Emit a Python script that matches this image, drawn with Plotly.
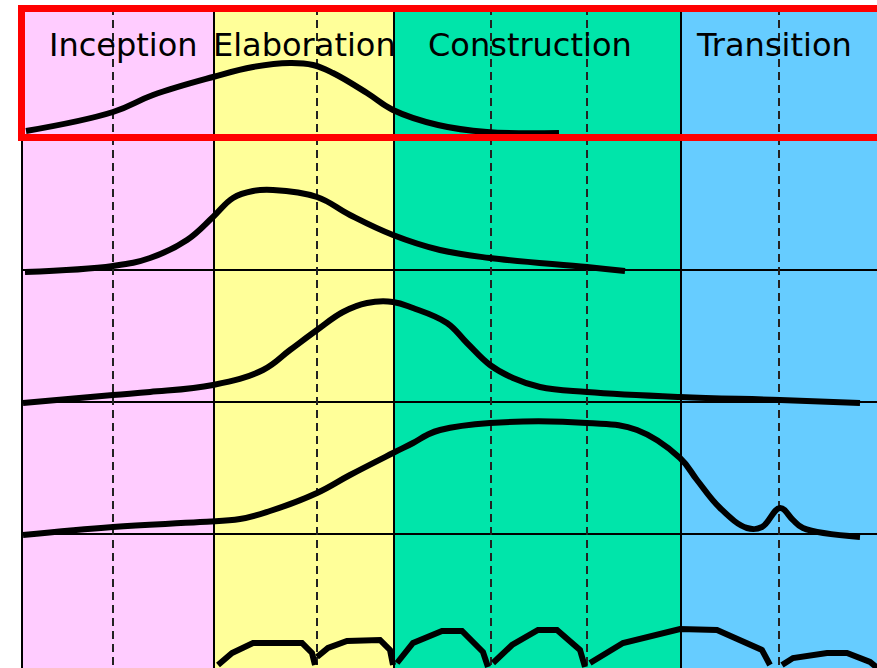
"""
Iterative development phases chart (hump chart) rebuilt with Plotly.
"""

import plotly.graph_objects as go

# x is project time, y is effort; one unit = one screen pixel
PHASES = ["Inception", "Elaboration", "Construction", "Transition"]
PHASE_EDGES = [22, 214, 394, 681, 890]
PHASE_COLORS = ["#FFCCFF", "#FFFF99", "#00E5AA", "#66CCFF"]
ITERATION_LINES = [113, 317, 491, 587, 779]

# baseline of each discipline row (effort axis)
ROW_BASES = [531, 398, 266, 134, 0]

# discipline curves: time and effort above their row baseline
ROW1_X = [26, 113, 153, 213, 253, 290, 313, 333, 367, 393, 438, 487, 559]
ROW1_Y = [6, 25, 42, 60, 70, 74, 72, 64, 44, 27, 12, 5, 4]

ROW2_X = [25, 113, 150, 187, 213, 233, 253, 273, 317, 350, 393, 440, 490, 587, 625]
ROW2_Y = [-2, 4, 12, 30, 53, 72, 79, 80, 73, 55, 35, 20, 12, 3, -1]

ROW3_X = [23, 113, 150, 213, 263, 290, 317, 343, 367, 393, 413, 447, 467,
          490, 513, 540, 587, 680, 780, 860]
ROW3_Y = [-1, 7, 10, 17, 32, 52, 72, 90, 99, 100, 94, 79, 59,
          37, 24, 15, 10, 5, 2, -1]

ROW4_X = [23, 113, 200, 240, 270, 317, 350, 393, 413, 427, 440, 490, 587, 637,
          680, 697, 720, 747, 762, 780, 793, 803, 860]
ROW4_Y = [-1, 7, 12, 15, 23, 41, 59, 81, 91, 99, 104, 111, 111, 104,
          76, 54, 26, 6, 7, 26, 14, 6, -3]

# bottom row: one hump per iteration
HUMPS_X = [
    [218, 232, 253, 302, 312, 315],
    [317, 328, 347, 380, 390, 393],
    [397, 413, 442, 462, 483, 488],
    [493, 512, 538, 557, 580, 585],
    [590, 623, 680, 717, 762, 770],
    [782, 793, 827, 847, 870, 880],
]
HUMPS_Y = [
    [3, 15, 25, 25, 15, 3],
    [11, 20, 27, 28, 18, 3],
    [5, 25, 37, 37, 16, 1],
    [5, 23, 38, 38, 18, 1],
    [5, 25, 39, 38, 18, 3],
    [3, 10, 15, 15, 6, -2],
]

LABEL_Y = 623
TOP = 660

fig = go.Figure()

# smooth discipline curves
curves = [(ROW1_X, ROW1_Y), (ROW2_X, ROW2_Y), (ROW3_X, ROW3_Y), (ROW4_X, ROW4_Y)]
for (xs, ys), base in zip(curves, ROW_BASES):
    fig.add_trace(go.Scatter(
        x=xs,
        y=[base + v for v in ys],
        mode="lines",
        line=dict(color="black", width=6, shape="spline", smoothing=1.15),
        hoverinfo="skip",
    ))

# iteration humps (straight segments, gaps between humps)
hx, hy = [], []
for xs, ys in zip(HUMPS_X, HUMPS_Y):
    hx += xs + [None]
    hy += [ROW_BASES[4] + v for v in ys] + [None]
fig.add_trace(go.Scatter(
    x=hx, y=hy, mode="lines", connectgaps=False,
    line=dict(color="black", width=6),
    hoverinfo="skip",
))

shapes = []
# phase background bands and boundaries
for i, color in enumerate(PHASE_COLORS):
    shapes.append(dict(
        type="rect", xref="x", yref="y", layer="below",
        x0=PHASE_EDGES[i], x1=PHASE_EDGES[i + 1], y0=-10, y1=TOP,
        fillcolor=color, line=dict(width=0),
    ))
for xe in PHASE_EDGES[1:-1]:
    shapes.append(dict(
        type="line", xref="x", yref="y", layer="below",
        x0=xe, x1=xe, y0=-10, y1=TOP,
        line=dict(color="black", width=2),
    ))
shapes.append(dict(
    type="line", xref="x", yref="y", layer="below",
    x0=PHASE_EDGES[0], x1=PHASE_EDGES[0], y0=-10, y1=ROW_BASES[0],
    line=dict(color="black", width=2),
))
# row separators
for base in ROW_BASES[1:4]:
    shapes.append(dict(
        type="line", xref="x", yref="y", layer="below",
        x0=PHASE_EDGES[0], x1=PHASE_EDGES[-1], y0=base, y1=base,
        line=dict(color="black", width=2),
    ))
# iteration markers
for xi in ITERATION_LINES:
    shapes.append(dict(
        type="line", xref="x", yref="y", layer="below",
        x0=xi, x1=xi, y0=-10, y1=TOP,
        line=dict(color="#222222", width=2, dash="8px,5px"),
    ))
# red highlight box round the first row
shapes.append(dict(
    type="rect", xref="x", yref="y", layer="above",
    x0=21.5, x1=900, y0=ROW_BASES[0] - 0.5, y1=TOP - 0.5,
    line=dict(color="#FF0000", width=7), fillcolor="rgba(0,0,0,0)",
))

annotations = []
for i, name in enumerate(PHASES):
    annotations.append(dict(
        x=(PHASE_EDGES[i] + min(PHASE_EDGES[i + 1], 877)) / 2 + [5, 0, -8, -5][i],
        y=LABEL_Y, xref="x", yref="y",
        text=name, showarrow=False,
        font=dict(family="DejaVu Sans", size=32, color="black"),
        xanchor="center", yanchor="middle",
    ))

fig.update_layout(
    width=877,
    height=668,
    margin=dict(l=0, r=0, t=0, b=0),
    plot_bgcolor="white",
    paper_bgcolor="white",
    showlegend=False,
    shapes=shapes,
    annotations=annotations,
    xaxis=dict(range=[0, 877], visible=False, fixedrange=True),
    yaxis=dict(range=[0, 668], visible=False, fixedrange=True),
)

fig.write_html(
    "out.html",
    config={"displayModeBar": False},
    post_script="document.body.style.margin = '0';",
)
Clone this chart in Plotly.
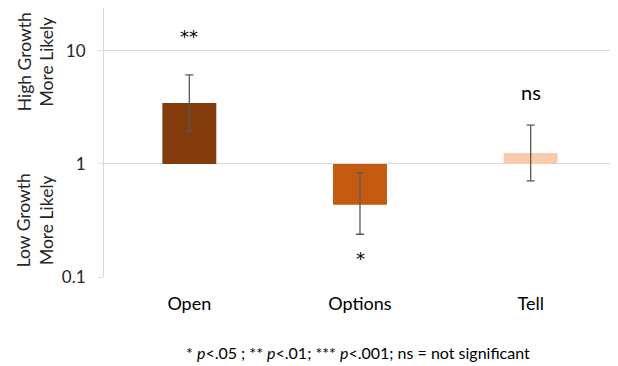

• _Written problem_
Each record should be quoted exactly, with the images omitted.

• _Response_
Emit a Python script that matches this image, drawn with Plotly.
"""
Iterative development phases chart (hump chart) rebuilt with Plotly.
"""

import plotly.graph_objects as go

# x is project time, y is effort; one unit = one screen pixel
PHASES = ["Inception", "Elaboration", "Construction", "Transition"]
PHASE_EDGES = [22, 214, 394, 681, 890]
PHASE_COLORS = ["#FFCCFF", "#FFFF99", "#00E5AA", "#66CCFF"]
ITERATION_LINES = [113, 317, 491, 587, 779]

# baseline of each discipline row (effort axis)
ROW_BASES = [531, 398, 266, 134, 0]

# discipline curves: time and effort above their row baseline
ROW1_X = [26, 113, 153, 213, 253, 290, 313, 333, 367, 393, 438, 487, 559]
ROW1_Y = [6, 25, 42, 60, 70, 74, 72, 64, 44, 27, 12, 5, 4]

ROW2_X = [25, 113, 150, 187, 213, 233, 253, 273, 317, 350, 393, 440, 490, 587, 625]
ROW2_Y = [-2, 4, 12, 30, 53, 72, 79, 80, 73, 55, 35, 20, 12, 3, -1]

ROW3_X = [23, 113, 150, 213, 263, 290, 317, 343, 367, 393, 413, 447, 467,
          490, 513, 540, 587, 680, 780, 860]
ROW3_Y = [-1, 7, 10, 17, 32, 52, 72, 90, 99, 100, 94, 79, 59,
          37, 24, 15, 10, 5, 2, -1]

ROW4_X = [23, 113, 200, 240, 270, 317, 350, 393, 413, 427, 440, 490, 587, 637,
          680, 697, 720, 747, 762, 780, 793, 803, 860]
ROW4_Y = [-1, 7, 12, 15, 23, 41, 59, 81, 91, 99, 104, 111, 111, 104,
          76, 54, 26, 6, 7, 26, 14, 6, -3]

# bottom row: one hump per iteration
HUMPS_X = [
    [218, 232, 253, 302, 312, 315],
    [317, 328, 347, 380, 390, 393],
    [397, 413, 442, 462, 483, 488],
    [493, 512, 538, 557, 580, 585],
    [590, 623, 680, 717, 762, 770],
    [782, 793, 827, 847, 870, 880],
]
HUMPS_Y = [
    [3, 15, 25, 25, 15, 3],
    [11, 20, 27, 28, 18, 3],
    [5, 25, 37, 37, 16, 1],
    [5, 23, 38, 38, 18, 1],
    [5, 25, 39, 38, 18, 3],
    [3, 10, 15, 15, 6, -2],
]

LABEL_Y = 623
TOP = 660

fig = go.Figure()

# smooth discipline curves
curves = [(ROW1_X, ROW1_Y), (ROW2_X, ROW2_Y), (ROW3_X, ROW3_Y), (ROW4_X, ROW4_Y)]
for (xs, ys), base in zip(curves, ROW_BASES):
    fig.add_trace(go.Scatter(
        x=xs,
        y=[base + v for v in ys],
        mode="lines",
        line=dict(color="black", width=6, shape="spline", smoothing=1.15),
        hoverinfo="skip",
    ))

# iteration humps (straight segments, gaps between humps)
hx, hy = [], []
for xs, ys in zip(HUMPS_X, HUMPS_Y):
    hx += xs + [None]
    hy += [ROW_BASES[4] + v for v in ys] + [None]
fig.add_trace(go.Scatter(
    x=hx, y=hy, mode="lines", connectgaps=False,
    line=dict(color="black", width=6),
    hoverinfo="skip",
))

shapes = []
# phase background bands and boundaries
for i, color in enumerate(PHASE_COLORS):
    shapes.append(dict(
        type="rect", xref="x", yref="y", layer="below",
        x0=PHASE_EDGES[i], x1=PHASE_EDGES[i + 1], y0=-10, y1=TOP,
        fillcolor=color, line=dict(width=0),
    ))
for xe in PHASE_EDGES[1:-1]:
    shapes.append(dict(
        type="line", xref="x", yref="y", layer="below",
        x0=xe, x1=xe, y0=-10, y1=TOP,
        line=dict(color="black", width=2),
    ))
shapes.append(dict(
    type="line", xref="x", yref="y", layer="below",
    x0=PHASE_EDGES[0], x1=PHASE_EDGES[0], y0=-10, y1=ROW_BASES[0],
    line=dict(color="black", width=2),
))
# row separators
for base in ROW_BASES[1:4]:
    shapes.append(dict(
        type="line", xref="x", yref="y", layer="below",
        x0=PHASE_EDGES[0], x1=PHASE_EDGES[-1], y0=base, y1=base,
        line=dict(color="black", width=2),
    ))
# iteration markers
for xi in ITERATION_LINES:
    shapes.append(dict(
        type="line", xref="x", yref="y", layer="below",
        x0=xi, x1=xi, y0=-10, y1=TOP,
        line=dict(color="#222222", width=2, dash="8px,5px"),
    ))
# red highlight box round the first row
shapes.append(dict(
    type="rect", xref="x", yref="y", layer="above",
    x0=21.5, x1=900, y0=ROW_BASES[0] - 0.5, y1=TOP - 0.5,
    line=dict(color="#FF0000", width=7), fillcolor="rgba(0,0,0,0)",
))

annotations = []
for i, name in enumerate(PHASES):
    annotations.append(dict(
        x=(PHASE_EDGES[i] + min(PHASE_EDGES[i + 1], 877)) / 2 + [5, 0, -8, -5][i],
        y=LABEL_Y, xref="x", yref="y",
        text=name, showarrow=False,
        font=dict(family="DejaVu Sans", size=32, color="black"),
        xanchor="center", yanchor="middle",
    ))

fig.update_layout(
    width=877,
    height=668,
    margin=dict(l=0, r=0, t=0, b=0),
    plot_bgcolor="white",
    paper_bgcolor="white",
    showlegend=False,
    shapes=shapes,
    annotations=annotations,
    xaxis=dict(range=[0, 877], visible=False, fixedrange=True),
    yaxis=dict(range=[0, 668], visible=False, fixedrange=True),
)

fig.write_html(
    "out.html",
    config={"displayModeBar": False},
    post_script="document.body.style.margin = '0';",
)
Clone this chart in Plotly.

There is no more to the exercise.